One of the particularly neat things about this is that it provides our Table of Contents (toc) files a convenient way of seeing exactly how much parallelism is available for any given backup. The highest observed cohort value for any given tier is the theoretical maximum number of jobs that metadata restore could put to use. Here’s an example toc entry from our test backups, showing that we could, in theory, see performance improvements all the way up to 28 jobs. Don’t try that in prod, though…
- schema: wide
name: supplier
objecttype: TABLE
referenceobject: ""
startbyte: 13512
endbyte: 13554
tier:
- 1
- 28
On the restore side, then, all we have to do is hand out cohorts to each connection. We do this by iterating through each object’s restore statement, and assigning it to whichever connection its cohort belongs to. Each time a new cohort is seen, it gets assigned to the connection that currently has the fewest statements. Once all assignments are made, each connection opens a transaction and just executes its statements in order, no further logic needed.
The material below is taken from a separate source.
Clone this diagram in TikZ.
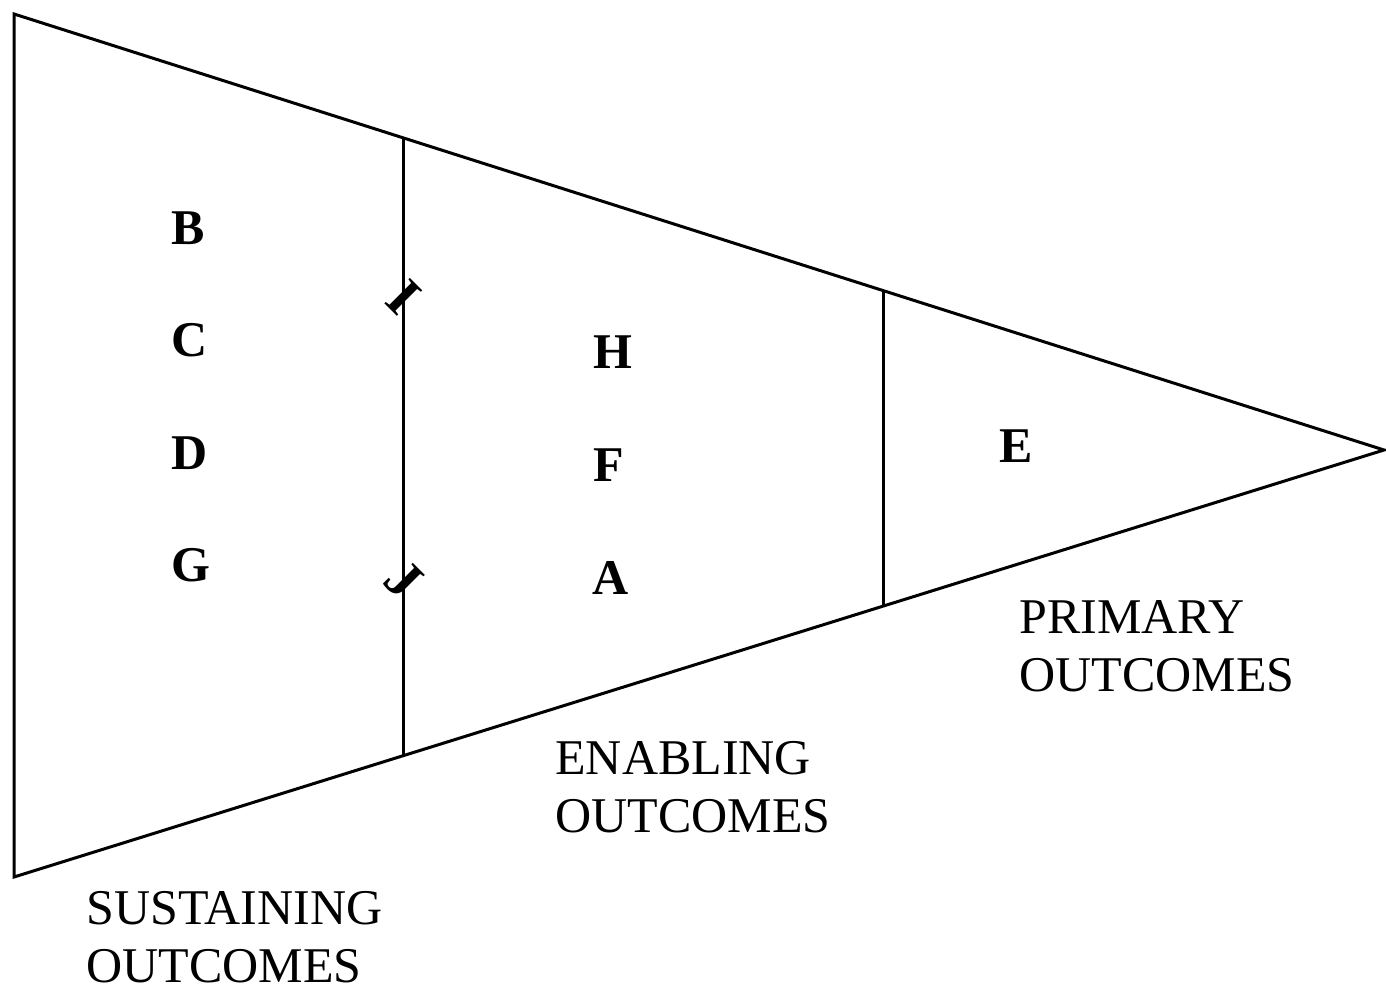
\documentclass[tikz,border=0pt]{standalone}
\usepackage{fontspec}
\setmainfont{Liberation Serif}
\begin{document}
\begin{tikzpicture}[x=0.5pt,y=-0.5pt,
  edge/.style={line width=1.5pt,line join=miter},
  letter/.style={font=\fontsize{25}{29}\selectfont\bfseries,inner sep=0pt},
  caption/.style={font=\fontsize{25}{29}\selectfont,align=left,inner sep=0pt,anchor=base west}]
\useasboundingbox (0,0) rectangle (1386,988);
\coordinate (tl) at (14,14);
\coordinate (bl) at (14,877);
\coordinate (tip) at (1384,450);
\coordinate (v1t) at (403,137.8);
\coordinate (v1b) at (403,756);
\coordinate (v2t) at (883,290.5);
\coordinate (v2b) at (883,606.2);
\draw[edge] (tl) -- (tip) -- (bl) -- cycle;
\draw[edge] (v1t) -- (v1b);
\draw[edge] (v2t) -- (v2b);
\node[letter] (B) at (188,228) {B};
\node[letter] (C) at (190,340) {C};
\node[letter] (D) at (190,453) {D};
\node[letter] (G) at (191,565) {G};
\node[letter] (H) at (613,352) {H};
\node[letter] (F) at (609,465) {F};
\node[letter] (A) at (611,578) {A};
\node[letter] (E) at (1016,446) {E};
\node[letter,rotate=-45,scale=1.1] (I) at (404,297) {I};
\node[letter,rotate=-45,scale=1.1] (J) at (404,580) {J};
\node[caption] (sus) at (86,982) {SUSTAINING\\OUTCOMES};
\node[caption] (ena) at (555,832) {ENABLING\\OUTCOMES};
\node[caption] (pri) at (1019,691) {PRIMARY\\OUTCOMES};
\end{tikzpicture}
\end{document}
Testing with a fairly modest 3 jobs (too many connections will swamp a system in the data restore, so we need to be cautious) we see that we’ve gotten the run time almost back to where we were, but now with the power of our new partitioning approach! Do note that this is in combination with the transaction improvements discussed above.
time gprestore --create-db --redirect-db=ajr_rest --backup-dir perf_backups --jobs=3 --timestamp=20230830163152
real 14m15.468s
user 0m7.006s
sys 0m5.994s
Now, you can’t get a new toy like this and not give it a proper test drive, right? So we did exactly what I said not to above, and tried it out with 28 jobs.
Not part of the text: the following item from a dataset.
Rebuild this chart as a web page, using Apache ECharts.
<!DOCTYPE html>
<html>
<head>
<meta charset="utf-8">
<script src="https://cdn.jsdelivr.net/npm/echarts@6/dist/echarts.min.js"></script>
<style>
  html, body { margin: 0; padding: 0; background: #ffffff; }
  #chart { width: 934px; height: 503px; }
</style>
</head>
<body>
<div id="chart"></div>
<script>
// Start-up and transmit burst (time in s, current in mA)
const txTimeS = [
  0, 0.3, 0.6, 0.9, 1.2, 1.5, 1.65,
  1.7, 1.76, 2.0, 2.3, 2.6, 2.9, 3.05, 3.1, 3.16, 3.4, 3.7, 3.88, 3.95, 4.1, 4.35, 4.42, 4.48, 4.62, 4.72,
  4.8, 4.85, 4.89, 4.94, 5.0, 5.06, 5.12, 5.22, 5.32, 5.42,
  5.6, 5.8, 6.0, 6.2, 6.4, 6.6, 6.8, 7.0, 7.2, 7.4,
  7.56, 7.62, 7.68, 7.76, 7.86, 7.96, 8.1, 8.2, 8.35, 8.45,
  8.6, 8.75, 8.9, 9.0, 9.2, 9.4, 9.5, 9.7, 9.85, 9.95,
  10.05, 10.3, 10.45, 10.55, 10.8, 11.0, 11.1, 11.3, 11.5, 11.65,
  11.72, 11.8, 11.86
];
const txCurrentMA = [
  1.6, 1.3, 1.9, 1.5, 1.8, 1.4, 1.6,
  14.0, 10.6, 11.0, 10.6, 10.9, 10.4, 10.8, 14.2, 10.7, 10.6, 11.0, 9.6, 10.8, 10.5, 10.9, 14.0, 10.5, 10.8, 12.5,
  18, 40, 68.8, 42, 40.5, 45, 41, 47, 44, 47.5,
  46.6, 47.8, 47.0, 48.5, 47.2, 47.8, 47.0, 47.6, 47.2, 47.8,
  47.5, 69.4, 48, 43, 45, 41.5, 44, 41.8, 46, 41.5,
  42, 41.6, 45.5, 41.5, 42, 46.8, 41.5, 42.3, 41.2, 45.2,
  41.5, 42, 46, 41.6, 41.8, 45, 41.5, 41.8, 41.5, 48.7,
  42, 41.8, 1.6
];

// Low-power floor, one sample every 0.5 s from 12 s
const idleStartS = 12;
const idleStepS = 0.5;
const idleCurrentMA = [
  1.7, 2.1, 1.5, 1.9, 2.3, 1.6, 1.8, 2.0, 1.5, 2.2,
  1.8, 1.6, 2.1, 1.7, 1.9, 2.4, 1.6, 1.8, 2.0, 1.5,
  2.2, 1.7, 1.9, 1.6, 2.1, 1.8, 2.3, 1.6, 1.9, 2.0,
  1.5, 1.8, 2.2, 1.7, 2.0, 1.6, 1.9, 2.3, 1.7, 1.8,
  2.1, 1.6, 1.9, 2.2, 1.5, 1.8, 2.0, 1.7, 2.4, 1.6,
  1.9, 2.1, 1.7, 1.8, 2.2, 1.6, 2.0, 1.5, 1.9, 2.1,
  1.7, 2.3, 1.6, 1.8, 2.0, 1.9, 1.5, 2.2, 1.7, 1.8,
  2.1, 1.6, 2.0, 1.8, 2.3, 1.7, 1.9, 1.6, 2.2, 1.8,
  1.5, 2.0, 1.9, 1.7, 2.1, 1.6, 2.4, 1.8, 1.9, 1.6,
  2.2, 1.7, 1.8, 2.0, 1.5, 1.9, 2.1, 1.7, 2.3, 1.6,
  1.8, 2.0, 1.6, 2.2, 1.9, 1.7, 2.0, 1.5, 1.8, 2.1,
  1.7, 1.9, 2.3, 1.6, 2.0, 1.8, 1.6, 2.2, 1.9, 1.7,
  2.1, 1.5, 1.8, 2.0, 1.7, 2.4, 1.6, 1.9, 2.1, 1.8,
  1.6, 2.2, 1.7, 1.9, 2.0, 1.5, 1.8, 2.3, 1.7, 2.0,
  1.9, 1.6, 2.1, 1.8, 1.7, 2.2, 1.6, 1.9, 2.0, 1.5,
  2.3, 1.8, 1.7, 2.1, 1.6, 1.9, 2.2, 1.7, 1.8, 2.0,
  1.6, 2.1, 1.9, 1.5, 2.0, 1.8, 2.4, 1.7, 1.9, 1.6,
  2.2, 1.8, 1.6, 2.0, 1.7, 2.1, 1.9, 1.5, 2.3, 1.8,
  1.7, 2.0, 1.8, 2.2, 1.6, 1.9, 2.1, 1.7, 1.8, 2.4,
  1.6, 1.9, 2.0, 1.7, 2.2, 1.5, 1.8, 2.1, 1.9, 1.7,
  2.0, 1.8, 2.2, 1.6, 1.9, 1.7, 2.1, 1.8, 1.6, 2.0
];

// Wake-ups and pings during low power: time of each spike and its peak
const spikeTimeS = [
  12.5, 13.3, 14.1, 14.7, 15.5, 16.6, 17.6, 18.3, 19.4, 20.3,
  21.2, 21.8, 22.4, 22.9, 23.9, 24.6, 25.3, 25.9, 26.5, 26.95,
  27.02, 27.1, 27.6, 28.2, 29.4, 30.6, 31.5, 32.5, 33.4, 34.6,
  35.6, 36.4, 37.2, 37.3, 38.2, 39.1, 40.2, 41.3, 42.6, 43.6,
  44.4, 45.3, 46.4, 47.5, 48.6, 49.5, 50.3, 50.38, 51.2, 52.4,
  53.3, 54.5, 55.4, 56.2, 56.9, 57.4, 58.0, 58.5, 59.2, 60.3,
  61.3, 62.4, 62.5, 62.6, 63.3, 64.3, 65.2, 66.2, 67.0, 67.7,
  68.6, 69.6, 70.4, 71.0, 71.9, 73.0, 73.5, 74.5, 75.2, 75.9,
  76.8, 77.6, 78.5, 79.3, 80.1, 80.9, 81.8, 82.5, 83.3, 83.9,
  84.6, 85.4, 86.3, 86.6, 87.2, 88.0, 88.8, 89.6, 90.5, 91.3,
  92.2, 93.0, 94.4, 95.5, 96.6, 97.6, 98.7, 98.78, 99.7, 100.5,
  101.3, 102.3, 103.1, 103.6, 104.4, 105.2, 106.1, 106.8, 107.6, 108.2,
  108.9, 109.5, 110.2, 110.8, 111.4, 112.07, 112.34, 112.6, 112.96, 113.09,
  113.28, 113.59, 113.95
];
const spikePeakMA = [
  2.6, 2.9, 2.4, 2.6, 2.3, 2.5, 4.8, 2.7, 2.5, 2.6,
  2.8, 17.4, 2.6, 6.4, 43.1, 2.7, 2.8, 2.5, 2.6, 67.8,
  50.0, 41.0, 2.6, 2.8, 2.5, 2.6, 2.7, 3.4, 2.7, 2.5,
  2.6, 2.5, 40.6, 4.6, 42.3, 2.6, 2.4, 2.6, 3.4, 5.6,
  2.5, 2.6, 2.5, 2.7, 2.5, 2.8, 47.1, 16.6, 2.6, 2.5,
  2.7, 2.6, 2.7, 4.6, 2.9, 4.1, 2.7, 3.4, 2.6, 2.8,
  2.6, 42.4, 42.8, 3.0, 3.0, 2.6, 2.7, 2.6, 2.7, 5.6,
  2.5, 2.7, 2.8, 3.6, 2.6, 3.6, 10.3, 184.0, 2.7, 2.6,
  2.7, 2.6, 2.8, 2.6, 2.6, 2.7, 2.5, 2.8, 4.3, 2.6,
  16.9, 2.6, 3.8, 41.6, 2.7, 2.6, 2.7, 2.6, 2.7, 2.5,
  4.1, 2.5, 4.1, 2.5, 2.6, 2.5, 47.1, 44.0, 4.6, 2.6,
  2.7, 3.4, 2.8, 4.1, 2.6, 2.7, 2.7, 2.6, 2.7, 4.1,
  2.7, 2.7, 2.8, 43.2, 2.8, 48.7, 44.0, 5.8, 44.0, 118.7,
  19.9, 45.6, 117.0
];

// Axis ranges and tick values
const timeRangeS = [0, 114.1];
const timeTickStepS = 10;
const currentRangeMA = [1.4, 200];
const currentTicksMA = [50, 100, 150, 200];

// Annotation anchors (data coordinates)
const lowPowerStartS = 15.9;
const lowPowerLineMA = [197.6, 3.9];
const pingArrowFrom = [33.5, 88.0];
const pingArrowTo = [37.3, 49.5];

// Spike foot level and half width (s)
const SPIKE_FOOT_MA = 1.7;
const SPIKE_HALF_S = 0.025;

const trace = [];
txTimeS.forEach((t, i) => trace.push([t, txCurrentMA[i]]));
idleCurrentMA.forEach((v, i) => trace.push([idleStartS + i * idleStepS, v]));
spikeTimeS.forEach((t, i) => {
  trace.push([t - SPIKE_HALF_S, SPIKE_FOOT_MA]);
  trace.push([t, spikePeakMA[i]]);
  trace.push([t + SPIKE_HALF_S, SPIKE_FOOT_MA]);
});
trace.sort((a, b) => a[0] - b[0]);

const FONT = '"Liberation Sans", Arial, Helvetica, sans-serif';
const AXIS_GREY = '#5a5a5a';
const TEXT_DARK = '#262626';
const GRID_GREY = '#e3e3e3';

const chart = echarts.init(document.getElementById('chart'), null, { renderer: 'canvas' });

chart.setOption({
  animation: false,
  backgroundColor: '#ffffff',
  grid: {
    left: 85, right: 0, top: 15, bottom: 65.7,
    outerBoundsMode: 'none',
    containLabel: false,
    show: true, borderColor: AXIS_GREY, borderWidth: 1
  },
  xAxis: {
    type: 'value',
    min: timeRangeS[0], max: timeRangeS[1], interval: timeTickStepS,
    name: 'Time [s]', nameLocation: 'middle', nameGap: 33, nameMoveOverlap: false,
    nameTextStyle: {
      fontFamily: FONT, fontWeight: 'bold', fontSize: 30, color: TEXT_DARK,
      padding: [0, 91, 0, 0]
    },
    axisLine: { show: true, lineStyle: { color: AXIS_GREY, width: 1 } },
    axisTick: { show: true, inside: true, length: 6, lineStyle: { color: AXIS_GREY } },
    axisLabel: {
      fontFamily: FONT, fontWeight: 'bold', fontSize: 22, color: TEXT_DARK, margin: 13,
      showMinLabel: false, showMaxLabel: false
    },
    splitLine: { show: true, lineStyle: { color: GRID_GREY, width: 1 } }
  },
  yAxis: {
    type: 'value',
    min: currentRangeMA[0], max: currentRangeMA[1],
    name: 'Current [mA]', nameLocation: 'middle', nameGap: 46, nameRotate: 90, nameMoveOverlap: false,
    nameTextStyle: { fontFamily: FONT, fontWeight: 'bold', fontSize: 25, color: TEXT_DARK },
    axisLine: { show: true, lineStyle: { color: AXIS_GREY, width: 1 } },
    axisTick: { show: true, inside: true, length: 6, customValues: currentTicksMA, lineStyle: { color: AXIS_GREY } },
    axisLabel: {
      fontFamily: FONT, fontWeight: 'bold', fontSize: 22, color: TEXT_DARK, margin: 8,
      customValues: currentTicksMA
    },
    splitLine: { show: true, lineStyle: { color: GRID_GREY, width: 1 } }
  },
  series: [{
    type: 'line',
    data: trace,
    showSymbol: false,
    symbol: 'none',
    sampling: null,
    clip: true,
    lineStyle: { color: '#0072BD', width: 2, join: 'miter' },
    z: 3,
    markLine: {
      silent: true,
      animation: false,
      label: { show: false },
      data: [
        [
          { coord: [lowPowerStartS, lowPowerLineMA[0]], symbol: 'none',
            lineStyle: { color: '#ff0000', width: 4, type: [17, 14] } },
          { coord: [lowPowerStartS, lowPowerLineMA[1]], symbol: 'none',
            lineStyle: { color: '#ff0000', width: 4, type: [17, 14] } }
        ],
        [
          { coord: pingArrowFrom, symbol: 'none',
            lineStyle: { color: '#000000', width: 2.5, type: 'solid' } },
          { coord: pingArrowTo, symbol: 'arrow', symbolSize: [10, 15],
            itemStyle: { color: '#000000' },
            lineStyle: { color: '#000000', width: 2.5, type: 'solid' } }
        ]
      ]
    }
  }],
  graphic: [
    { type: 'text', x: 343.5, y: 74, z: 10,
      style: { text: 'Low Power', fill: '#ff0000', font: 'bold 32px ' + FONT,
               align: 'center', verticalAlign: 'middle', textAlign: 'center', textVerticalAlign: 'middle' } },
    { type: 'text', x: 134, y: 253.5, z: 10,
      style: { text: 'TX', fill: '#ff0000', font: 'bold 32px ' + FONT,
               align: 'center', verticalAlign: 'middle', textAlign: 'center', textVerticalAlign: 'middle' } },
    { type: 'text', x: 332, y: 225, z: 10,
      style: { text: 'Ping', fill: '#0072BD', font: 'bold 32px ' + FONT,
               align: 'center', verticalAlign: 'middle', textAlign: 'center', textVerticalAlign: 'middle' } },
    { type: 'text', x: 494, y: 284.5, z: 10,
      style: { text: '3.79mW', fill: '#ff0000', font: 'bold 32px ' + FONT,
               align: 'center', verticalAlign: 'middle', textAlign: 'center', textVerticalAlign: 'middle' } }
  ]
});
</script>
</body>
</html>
time gprestore --create-db --redirect-db=ajr_rest --backup-dir perf_backups --jobs=28 --timestamp=20230830163152
real 6m44.285s
user 0m6.964s
sys 0m5.717s
From 96 minutes down to under 7. Not too bad!
Results
So there we have it. With a combination of two different approaches we were able to restore 164,074 tables in just 32 seconds more than we were originally taking, while still supporting the flexibility and expressiveness of Modern syntax!
Future work
To be honest, there’s still some performance on the table. It’s just a question of triaging the effort, as there is always a lot to do.
Modern syntax allows leaf tables to have different owners than their root tables, so we can’t just
blindly swap over to applying the ownership changes at the root level. However, we could, on the
backup side, check for ownership heterogeneity and conditionally print only the root table ALTER
OWNER
statement if it’s safe. That’d be another 164k statements cut out in our test example.
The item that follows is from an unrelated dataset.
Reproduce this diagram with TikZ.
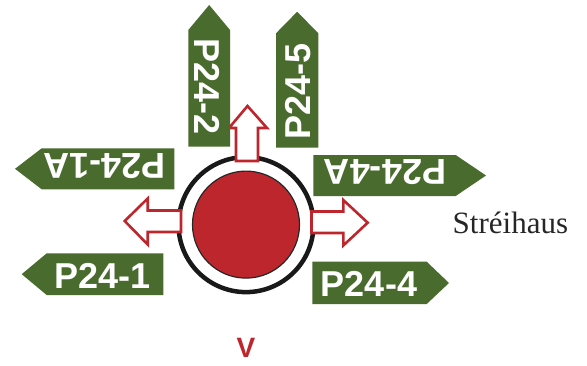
\documentclass[tikz,border=0pt]{standalone}
\usepackage{fontspec}
\setmainfont{Liberation Sans}
\newfontfamily\serifx{Liberation Serif}
\definecolor{signgreen}{RGB}{74,107,46}
\definecolor{diskred}{RGB}{190,38,46}
\begin{document}
\begin{tikzpicture}[x=1pt,y=-1pt,
  sign/.style={fill=signgreen},
  signtext/.style={text=white,font=\fontsize{36}{36}\selectfont\bfseries,inner sep=0pt},
  arrowbox/.style={draw=diskred,line width=2.6pt,fill=white,line join=miter}]
\useasboundingbox (0,0) rectangle (587,365);

% ring and disk
\coordinate (c) at (246,224.6);
\draw[line width=4.5pt,black!90] (c) circle[radius=67.5];
\fill[diskred,draw=black!85,line width=1.2pt] (c) circle[radius=53.5];

% arrows
\draw[arrowbox] (236,161) -- (236,128) -- (229,128) -- (247.5,106) -- (267,128) -- (258,128) -- (258,161) -- cycle;
\draw[arrowbox] (181,210.5) -- (147.7,210.5) -- (147.7,198.5) -- (124.7,221) -- (147.7,244.5) -- (147.7,232) -- (181,232) -- cycle;
\draw[arrowbox] (311.5,211.5) -- (343.3,211.5) -- (343.3,200) -- (367.7,222.7) -- (343.3,245.5) -- (343.3,233) -- (311.5,233) -- cycle;

% signs
\fill[sign] (15,168.8) -- (41.7,148.3) -- (174.3,148.3) -- (174.3,189.3) -- (41.7,189.3) -- cycle;
\node[signtext,rotate=180] (s1a) at (104.5,166) {P24-1A};

\fill[sign] (21.7,274.2) -- (46.7,253.3) -- (163.3,253.3) -- (163.3,295) -- (46.7,295) -- cycle;
\node[signtext] (s1) at (102.5,275.7) {P24-1};

\fill[sign] (486,175.5) -- (455.7,155) -- (313.3,155) -- (313.3,196) -- (455.7,196) -- cycle;
\node[signtext,rotate=180] (s4a) at (385,172.5) {P24-4A};

\fill[sign] (449,283) -- (426.7,261.7) -- (312.3,261.7) -- (312.3,304) -- (426.7,304) -- cycle;
\node[signtext] (s4) at (369,283.7) {P24-4};

\fill[sign] (209.2,5) -- (230,30) -- (230,146.7) -- (188.3,146.7) -- (188.3,30) -- cycle;
\node[signtext,rotate=-90] (s2) at (206.7,86.7) {P24-2};

\fill[sign] (297.2,11.7) -- (318.3,33.3) -- (318.3,147.7) -- (276,147.7) -- (276,33.3) -- cycle;
\node[signtext,rotate=90] (s5) at (298.3,91.5) {P24-5};

% labels
\node[anchor=base west,inner sep=0pt,text=black!85,font=\serifx\fontsize{31}{31}\selectfont] (house) at (452.5,233.3) {Stréihaus};
\node[inner sep=0pt,text=diskred,font=\fontsize{28}{28}\selectfont\bfseries] (v) at (246,348) {V};
\end{tikzpicture}
\end{document}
Modern syntax also supports a CREATE TABLE PARTITION OF
style, which attaches the partition
automatically. This is able to express everything that the ATTACH PARTITION
version can, but
requires some significant processing logic to get there. We could rework how gpbackup
dumps
modern syntax partition tables to use this approach, and cut yet another 164k statements out of our
test example. We’re planning to experiment with that, so keep an eye out for a future post, maybe!